%%
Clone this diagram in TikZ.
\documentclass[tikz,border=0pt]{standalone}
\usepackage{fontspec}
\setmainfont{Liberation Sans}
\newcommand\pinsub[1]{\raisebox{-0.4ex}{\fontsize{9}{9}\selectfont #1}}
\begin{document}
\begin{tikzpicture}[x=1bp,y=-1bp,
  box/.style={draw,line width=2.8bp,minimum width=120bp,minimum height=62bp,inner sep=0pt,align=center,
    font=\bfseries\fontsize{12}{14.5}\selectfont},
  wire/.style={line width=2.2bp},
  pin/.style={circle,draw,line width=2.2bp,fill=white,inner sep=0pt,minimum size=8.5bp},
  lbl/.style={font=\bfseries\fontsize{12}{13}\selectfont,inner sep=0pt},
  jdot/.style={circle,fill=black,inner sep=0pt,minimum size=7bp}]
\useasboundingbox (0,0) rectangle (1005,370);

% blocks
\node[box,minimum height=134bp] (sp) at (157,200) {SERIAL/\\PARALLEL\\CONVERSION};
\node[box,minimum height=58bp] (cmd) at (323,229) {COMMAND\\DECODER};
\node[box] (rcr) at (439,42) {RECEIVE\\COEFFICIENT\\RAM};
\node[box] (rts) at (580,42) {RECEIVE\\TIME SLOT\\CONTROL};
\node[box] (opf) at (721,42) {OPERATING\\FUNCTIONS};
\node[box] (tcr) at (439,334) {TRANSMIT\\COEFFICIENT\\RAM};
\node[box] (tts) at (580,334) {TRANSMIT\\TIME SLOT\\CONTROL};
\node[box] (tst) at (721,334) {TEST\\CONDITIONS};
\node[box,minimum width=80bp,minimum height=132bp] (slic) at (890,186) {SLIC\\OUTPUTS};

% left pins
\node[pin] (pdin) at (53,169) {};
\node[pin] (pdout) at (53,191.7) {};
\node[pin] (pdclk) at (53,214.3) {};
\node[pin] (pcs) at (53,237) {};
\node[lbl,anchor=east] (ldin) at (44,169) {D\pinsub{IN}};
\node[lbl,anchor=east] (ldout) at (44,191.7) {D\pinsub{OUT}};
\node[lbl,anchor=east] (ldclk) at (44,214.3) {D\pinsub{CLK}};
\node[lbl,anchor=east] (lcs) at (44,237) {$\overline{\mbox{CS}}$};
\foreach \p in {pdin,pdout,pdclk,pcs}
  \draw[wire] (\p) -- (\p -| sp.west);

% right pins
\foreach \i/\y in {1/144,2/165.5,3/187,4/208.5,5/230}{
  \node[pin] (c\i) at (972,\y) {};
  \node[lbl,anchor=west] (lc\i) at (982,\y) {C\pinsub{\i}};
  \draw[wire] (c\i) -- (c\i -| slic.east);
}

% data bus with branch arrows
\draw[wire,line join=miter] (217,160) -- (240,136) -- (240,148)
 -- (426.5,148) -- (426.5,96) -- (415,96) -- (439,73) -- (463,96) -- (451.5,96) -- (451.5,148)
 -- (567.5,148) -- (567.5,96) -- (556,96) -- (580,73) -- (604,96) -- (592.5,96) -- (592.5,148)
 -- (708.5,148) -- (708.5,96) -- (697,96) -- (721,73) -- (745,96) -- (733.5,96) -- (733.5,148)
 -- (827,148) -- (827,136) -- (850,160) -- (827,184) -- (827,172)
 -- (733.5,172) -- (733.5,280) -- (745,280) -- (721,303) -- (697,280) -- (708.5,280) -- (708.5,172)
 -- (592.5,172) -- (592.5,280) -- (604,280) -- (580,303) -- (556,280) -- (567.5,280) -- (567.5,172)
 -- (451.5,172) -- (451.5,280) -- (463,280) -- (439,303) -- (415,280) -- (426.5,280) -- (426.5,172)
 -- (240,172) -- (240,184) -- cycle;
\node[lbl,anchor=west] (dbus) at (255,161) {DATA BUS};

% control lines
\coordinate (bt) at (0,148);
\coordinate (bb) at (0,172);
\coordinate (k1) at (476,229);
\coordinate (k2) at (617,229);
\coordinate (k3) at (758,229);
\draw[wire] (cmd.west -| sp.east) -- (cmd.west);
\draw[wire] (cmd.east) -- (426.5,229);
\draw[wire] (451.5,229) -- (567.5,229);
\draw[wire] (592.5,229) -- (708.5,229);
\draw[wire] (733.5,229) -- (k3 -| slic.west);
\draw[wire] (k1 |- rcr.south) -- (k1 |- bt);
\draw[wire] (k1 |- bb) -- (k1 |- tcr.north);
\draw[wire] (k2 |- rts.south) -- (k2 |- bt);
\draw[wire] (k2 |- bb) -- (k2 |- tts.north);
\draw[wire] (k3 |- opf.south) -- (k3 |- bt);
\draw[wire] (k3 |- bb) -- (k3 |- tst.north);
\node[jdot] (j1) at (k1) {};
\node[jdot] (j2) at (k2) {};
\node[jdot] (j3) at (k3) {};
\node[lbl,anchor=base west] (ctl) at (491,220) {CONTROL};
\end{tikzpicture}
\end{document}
%%
%%
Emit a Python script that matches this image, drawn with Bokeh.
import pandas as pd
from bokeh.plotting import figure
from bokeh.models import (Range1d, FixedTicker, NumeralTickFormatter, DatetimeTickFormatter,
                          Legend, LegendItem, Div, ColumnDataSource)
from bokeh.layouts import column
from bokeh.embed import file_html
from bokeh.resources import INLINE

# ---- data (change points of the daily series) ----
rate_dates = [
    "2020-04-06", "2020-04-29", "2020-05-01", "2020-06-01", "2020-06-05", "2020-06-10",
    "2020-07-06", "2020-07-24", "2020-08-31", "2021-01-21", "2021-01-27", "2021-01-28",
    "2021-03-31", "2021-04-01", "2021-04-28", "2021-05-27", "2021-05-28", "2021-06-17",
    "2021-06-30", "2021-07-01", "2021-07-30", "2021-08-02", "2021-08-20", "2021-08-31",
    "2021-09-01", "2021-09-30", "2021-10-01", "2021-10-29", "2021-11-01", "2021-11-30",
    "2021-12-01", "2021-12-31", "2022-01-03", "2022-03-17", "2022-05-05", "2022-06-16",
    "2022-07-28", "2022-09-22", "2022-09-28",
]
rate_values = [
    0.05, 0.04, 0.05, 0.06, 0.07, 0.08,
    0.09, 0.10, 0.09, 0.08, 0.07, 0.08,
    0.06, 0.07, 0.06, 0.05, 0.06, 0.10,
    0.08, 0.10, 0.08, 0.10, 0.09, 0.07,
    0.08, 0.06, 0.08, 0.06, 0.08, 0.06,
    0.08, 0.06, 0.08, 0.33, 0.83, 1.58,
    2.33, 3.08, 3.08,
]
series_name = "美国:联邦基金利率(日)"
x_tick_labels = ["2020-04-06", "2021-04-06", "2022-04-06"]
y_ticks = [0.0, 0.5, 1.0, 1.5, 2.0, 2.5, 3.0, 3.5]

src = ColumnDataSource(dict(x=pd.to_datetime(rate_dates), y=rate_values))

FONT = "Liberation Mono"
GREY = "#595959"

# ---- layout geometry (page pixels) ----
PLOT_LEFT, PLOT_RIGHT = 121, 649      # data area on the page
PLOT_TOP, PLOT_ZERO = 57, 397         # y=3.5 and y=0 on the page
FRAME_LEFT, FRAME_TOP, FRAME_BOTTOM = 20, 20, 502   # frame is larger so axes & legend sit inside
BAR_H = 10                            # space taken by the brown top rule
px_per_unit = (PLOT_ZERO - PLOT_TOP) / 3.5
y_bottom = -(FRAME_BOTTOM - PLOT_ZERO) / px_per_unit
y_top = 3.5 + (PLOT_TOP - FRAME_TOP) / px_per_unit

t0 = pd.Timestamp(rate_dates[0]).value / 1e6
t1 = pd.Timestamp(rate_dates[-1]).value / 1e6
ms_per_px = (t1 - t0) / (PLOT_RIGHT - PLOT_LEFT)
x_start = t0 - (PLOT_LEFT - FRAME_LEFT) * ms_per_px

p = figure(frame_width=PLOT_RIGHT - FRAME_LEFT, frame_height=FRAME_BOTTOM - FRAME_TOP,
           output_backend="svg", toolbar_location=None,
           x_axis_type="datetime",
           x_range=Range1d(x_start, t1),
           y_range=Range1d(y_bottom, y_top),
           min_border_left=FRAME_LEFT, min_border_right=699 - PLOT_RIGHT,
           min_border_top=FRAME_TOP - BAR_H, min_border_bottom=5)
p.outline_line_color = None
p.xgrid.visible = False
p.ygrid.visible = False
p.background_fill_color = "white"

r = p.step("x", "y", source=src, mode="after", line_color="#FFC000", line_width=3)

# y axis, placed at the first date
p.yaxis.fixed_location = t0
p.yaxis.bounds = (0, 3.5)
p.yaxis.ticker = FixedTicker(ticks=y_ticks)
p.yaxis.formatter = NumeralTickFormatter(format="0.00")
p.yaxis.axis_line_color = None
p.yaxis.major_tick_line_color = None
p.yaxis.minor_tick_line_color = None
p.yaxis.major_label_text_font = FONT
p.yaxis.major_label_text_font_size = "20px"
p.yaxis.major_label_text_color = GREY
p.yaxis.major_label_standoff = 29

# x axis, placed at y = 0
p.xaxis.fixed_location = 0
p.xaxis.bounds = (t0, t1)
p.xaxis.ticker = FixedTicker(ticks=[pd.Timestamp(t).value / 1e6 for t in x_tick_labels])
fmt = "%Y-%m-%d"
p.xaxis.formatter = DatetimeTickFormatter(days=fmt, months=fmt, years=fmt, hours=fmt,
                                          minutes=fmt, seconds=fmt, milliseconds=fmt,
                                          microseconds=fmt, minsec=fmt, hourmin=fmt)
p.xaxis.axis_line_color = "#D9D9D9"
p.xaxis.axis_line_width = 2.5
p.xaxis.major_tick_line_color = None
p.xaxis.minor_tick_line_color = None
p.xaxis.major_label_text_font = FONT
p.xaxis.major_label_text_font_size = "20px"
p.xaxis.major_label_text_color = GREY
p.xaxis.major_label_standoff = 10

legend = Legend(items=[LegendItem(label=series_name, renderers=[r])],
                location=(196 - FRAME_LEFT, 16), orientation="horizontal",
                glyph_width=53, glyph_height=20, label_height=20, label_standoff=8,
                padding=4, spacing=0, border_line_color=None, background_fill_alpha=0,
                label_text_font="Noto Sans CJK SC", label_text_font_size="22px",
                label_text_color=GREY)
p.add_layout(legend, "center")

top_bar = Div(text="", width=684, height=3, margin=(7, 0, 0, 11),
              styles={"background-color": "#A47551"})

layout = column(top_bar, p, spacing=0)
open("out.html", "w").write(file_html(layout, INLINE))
%%
%%
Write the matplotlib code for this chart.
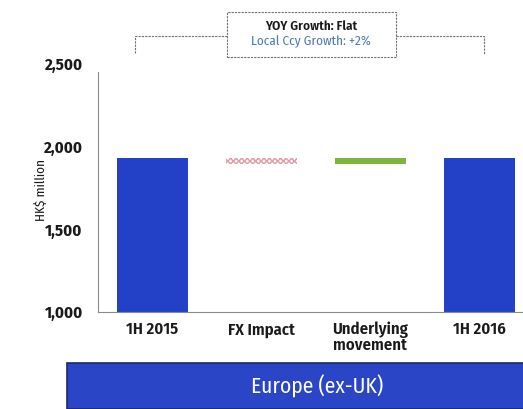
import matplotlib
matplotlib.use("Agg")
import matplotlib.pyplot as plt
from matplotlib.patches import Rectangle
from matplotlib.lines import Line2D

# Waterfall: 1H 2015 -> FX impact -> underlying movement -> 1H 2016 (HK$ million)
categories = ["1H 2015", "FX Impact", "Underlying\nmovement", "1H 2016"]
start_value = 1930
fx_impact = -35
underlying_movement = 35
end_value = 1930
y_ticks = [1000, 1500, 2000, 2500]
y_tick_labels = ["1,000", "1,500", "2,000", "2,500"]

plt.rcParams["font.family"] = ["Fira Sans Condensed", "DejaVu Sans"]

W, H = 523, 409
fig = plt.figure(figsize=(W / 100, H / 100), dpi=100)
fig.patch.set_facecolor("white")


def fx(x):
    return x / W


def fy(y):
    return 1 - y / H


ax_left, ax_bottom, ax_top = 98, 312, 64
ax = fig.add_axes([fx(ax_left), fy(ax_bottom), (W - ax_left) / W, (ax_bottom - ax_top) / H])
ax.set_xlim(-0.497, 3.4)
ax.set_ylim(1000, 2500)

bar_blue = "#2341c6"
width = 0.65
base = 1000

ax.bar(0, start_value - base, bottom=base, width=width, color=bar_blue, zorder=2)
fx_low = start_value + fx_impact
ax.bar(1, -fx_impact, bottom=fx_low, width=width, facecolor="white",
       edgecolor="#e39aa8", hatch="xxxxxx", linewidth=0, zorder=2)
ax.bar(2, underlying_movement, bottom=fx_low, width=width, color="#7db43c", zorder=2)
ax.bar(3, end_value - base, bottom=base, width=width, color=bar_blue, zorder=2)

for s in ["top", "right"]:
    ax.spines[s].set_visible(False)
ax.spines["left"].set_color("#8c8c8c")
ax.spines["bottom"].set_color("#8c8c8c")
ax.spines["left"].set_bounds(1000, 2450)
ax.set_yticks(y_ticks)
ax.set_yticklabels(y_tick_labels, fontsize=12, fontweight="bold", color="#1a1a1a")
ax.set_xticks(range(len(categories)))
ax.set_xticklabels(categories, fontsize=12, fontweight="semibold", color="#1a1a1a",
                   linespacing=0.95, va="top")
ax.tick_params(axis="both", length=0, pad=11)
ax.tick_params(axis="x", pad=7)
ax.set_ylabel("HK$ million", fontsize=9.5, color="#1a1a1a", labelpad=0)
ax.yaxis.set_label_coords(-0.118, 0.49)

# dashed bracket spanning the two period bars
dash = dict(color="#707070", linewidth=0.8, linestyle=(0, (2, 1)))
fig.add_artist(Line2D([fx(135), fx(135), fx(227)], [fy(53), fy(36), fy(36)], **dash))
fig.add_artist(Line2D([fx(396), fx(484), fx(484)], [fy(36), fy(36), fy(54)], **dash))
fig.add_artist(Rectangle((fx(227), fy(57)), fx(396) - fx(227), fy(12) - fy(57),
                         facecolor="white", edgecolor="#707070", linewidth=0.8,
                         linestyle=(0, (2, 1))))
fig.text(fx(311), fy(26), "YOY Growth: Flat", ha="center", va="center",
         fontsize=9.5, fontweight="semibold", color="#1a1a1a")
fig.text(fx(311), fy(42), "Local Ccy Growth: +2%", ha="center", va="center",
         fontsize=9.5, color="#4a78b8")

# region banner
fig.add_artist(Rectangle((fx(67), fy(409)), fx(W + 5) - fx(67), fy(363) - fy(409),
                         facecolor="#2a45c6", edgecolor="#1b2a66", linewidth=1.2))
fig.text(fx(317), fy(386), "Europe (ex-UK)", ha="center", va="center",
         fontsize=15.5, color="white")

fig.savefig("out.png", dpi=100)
%%
→ TASK PROMPT:
Exact duplication is required for the lines above, from the line that contains "Clone this diagram in TikZ." to the line that contains "(0,0) rectangle (1005,370);", inclusive; omit all others.

→ RESPONSE BELOW:
Clone this diagram in TikZ.
\documentclass[tikz,border=0pt]{standalone}
\usepackage{fontspec}
\setmainfont{Liberation Sans}
\newcommand\pinsub[1]{\raisebox{-0.4ex}{\fontsize{9}{9}\selectfont #1}}
\begin{document}
\begin{tikzpicture}[x=1bp,y=-1bp,
  box/.style={draw,line width=2.8bp,minimum width=120bp,minimum height=62bp,inner sep=0pt,align=center,
    font=\bfseries\fontsize{12}{14.5}\selectfont},
  wire/.style={line width=2.2bp},
  pin/.style={circle,draw,line width=2.2bp,fill=white,inner sep=0pt,minimum size=8.5bp},
  lbl/.style={font=\bfseries\fontsize{12}{13}\selectfont,inner sep=0pt},
  jdot/.style={circle,fill=black,inner sep=0pt,minimum size=7bp}]
\useasboundingbox (0,0) rectangle (1005,370);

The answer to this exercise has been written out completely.